-- BEGIN --

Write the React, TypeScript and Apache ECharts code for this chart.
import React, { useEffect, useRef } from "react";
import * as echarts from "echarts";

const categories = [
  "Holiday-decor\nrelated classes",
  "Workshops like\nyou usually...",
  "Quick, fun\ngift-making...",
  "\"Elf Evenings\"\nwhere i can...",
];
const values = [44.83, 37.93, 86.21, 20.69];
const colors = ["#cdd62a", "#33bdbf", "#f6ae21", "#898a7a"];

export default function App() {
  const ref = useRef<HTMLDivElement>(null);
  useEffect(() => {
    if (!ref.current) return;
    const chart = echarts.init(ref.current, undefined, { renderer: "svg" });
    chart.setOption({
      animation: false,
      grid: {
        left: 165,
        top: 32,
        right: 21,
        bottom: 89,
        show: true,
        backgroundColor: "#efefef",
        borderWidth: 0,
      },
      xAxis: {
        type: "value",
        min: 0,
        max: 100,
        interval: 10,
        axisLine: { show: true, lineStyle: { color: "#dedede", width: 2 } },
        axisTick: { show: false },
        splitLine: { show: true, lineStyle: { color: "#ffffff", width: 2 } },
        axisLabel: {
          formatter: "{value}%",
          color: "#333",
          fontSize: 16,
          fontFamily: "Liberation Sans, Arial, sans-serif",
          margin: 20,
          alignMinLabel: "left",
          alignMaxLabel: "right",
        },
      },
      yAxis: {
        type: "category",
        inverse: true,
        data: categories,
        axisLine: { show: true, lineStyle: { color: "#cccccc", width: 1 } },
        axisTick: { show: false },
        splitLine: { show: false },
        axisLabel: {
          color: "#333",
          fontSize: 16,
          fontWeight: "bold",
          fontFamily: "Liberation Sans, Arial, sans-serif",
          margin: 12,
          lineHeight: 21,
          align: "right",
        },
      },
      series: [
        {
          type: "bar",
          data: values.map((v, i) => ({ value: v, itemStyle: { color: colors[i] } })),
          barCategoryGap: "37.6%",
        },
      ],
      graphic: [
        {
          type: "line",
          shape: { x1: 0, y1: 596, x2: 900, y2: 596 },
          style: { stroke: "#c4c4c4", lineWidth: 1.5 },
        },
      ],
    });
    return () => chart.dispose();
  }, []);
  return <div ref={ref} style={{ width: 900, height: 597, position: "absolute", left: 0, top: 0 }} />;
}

-- END --
-- BEGIN --

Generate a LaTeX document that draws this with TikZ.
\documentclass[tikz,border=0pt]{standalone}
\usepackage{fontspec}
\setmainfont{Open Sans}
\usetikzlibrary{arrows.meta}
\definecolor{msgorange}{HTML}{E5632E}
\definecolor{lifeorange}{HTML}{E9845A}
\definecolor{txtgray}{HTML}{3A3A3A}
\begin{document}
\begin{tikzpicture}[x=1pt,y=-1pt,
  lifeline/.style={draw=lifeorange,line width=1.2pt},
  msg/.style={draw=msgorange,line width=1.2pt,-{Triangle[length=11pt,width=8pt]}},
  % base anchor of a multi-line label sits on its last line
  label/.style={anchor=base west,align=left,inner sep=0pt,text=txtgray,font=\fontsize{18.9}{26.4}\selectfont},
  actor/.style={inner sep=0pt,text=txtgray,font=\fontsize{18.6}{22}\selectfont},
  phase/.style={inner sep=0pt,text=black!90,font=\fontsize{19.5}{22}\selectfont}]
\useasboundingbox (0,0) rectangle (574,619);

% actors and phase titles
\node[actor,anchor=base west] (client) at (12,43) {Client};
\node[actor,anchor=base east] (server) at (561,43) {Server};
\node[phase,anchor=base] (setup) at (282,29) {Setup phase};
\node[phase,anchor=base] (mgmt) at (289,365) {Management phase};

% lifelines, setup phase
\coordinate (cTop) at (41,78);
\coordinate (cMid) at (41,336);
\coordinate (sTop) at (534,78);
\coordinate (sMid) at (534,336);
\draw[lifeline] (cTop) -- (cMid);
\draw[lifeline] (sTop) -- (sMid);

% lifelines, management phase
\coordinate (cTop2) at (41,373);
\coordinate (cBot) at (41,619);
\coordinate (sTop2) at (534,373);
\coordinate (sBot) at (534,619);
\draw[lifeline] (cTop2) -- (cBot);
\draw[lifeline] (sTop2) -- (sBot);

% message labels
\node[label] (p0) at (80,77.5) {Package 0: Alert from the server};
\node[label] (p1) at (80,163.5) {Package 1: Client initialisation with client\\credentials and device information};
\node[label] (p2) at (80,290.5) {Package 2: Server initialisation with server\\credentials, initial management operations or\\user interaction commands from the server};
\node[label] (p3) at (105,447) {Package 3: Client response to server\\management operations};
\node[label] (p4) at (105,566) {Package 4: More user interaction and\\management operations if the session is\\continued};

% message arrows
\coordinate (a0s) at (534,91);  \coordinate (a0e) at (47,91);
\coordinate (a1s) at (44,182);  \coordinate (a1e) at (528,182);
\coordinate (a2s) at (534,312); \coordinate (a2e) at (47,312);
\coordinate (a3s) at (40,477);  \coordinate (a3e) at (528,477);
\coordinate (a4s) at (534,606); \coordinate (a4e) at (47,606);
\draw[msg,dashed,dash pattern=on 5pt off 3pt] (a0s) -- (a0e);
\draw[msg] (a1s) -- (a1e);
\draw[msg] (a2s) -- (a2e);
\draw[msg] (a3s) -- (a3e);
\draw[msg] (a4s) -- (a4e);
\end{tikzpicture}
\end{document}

-- END --
-- BEGIN --

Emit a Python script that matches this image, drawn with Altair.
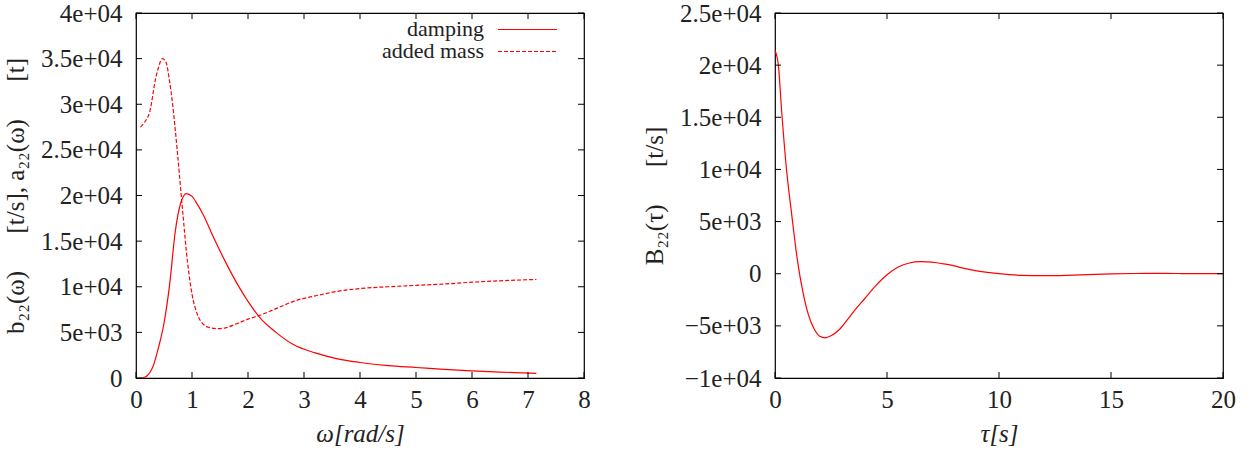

-- END --

=== Stated problem ===
Above are the records. Copy every line in them holding "this".

=== Expected output ===
Write the React, TypeScript and Apache ECharts code for this chart.
Generate a LaTeX document that draws this with TikZ.
Emit a Python script that matches this image, drawn with Altair.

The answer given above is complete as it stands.